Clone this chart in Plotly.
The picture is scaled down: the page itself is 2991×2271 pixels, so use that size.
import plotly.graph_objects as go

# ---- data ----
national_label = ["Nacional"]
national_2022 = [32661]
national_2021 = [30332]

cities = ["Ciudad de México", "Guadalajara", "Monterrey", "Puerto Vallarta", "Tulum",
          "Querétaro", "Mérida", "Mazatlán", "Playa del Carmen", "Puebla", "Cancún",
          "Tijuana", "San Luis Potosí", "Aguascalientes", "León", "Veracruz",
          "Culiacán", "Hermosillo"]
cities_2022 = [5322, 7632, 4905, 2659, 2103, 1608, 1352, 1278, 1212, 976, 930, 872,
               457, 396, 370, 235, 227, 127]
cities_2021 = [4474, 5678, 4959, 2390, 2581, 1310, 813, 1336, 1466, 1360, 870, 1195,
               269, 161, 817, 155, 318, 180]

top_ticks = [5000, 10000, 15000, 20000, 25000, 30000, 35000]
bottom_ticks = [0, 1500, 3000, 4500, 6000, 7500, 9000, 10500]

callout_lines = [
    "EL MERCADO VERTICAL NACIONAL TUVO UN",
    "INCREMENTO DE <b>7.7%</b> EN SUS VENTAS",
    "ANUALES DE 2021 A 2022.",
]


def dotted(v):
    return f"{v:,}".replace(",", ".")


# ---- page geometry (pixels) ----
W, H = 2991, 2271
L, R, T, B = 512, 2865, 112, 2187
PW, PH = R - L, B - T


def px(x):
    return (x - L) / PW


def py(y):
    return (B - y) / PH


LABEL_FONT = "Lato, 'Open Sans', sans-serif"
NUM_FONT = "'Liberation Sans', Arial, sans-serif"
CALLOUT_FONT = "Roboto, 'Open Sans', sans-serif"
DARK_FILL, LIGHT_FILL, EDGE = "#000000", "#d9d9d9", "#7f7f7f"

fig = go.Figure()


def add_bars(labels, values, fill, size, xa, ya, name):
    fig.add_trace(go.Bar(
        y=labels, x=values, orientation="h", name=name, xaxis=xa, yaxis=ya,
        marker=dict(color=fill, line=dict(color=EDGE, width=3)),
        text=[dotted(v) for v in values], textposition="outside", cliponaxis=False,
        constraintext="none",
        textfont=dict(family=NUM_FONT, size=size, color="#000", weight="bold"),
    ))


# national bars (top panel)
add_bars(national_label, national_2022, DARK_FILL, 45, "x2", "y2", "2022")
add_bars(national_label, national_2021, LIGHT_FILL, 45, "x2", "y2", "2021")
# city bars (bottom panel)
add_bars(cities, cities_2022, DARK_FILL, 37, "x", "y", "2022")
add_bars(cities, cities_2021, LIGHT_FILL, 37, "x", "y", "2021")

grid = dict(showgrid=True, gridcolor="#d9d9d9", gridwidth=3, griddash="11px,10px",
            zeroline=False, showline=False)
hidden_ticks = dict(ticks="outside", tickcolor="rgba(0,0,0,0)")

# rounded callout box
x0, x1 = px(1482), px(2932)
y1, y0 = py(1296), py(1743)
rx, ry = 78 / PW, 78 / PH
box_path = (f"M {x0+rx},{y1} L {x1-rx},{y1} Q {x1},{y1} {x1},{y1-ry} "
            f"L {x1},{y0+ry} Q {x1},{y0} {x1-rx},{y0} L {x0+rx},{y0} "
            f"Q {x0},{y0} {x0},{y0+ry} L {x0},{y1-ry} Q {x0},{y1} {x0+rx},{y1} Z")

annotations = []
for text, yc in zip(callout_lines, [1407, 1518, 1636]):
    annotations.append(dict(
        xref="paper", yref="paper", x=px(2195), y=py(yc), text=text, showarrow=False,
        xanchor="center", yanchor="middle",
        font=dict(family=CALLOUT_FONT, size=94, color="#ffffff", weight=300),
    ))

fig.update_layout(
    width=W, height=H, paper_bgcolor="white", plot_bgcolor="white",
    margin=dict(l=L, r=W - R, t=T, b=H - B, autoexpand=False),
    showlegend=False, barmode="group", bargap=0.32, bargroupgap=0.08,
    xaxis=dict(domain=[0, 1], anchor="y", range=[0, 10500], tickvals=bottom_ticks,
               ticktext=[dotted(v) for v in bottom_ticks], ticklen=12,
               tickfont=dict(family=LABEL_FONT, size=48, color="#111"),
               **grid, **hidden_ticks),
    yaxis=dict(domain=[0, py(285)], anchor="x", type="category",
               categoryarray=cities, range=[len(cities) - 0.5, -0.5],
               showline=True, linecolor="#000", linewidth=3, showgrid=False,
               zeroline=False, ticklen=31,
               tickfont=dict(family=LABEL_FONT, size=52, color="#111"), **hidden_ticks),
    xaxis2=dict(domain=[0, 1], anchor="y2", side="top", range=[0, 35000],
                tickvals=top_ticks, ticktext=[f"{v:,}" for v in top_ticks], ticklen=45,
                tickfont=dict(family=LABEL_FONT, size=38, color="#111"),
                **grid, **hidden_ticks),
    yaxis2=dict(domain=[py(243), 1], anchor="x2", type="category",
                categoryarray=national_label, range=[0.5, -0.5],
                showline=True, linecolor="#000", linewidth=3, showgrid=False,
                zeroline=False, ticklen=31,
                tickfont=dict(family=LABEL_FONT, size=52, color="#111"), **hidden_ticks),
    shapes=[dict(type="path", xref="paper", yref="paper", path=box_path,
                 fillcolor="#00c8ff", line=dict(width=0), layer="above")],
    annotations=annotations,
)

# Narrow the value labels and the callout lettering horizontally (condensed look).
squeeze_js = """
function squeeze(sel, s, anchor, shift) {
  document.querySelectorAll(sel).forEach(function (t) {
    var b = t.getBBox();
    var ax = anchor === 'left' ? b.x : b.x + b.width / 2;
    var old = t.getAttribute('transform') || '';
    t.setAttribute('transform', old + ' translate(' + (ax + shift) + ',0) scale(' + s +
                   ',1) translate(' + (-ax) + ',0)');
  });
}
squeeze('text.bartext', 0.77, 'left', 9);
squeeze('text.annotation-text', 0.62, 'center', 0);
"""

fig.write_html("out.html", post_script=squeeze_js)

+-------+

• [WHAT IS EXPECTED]
Please reproduce exactly the lines above, beginning with the first and ending with the line that contains "national_2021 = [30332]", and include nothing outside that range.

• [WRITTEN SOLUTION]
Clone this chart in Plotly.
The picture is scaled down: the page itself is 2991×2271 pixels, so use that size.
import plotly.graph_objects as go

# ---- data ----
national_label = ["Nacional"]
national_2022 = [32661]
national_2021 = [30332]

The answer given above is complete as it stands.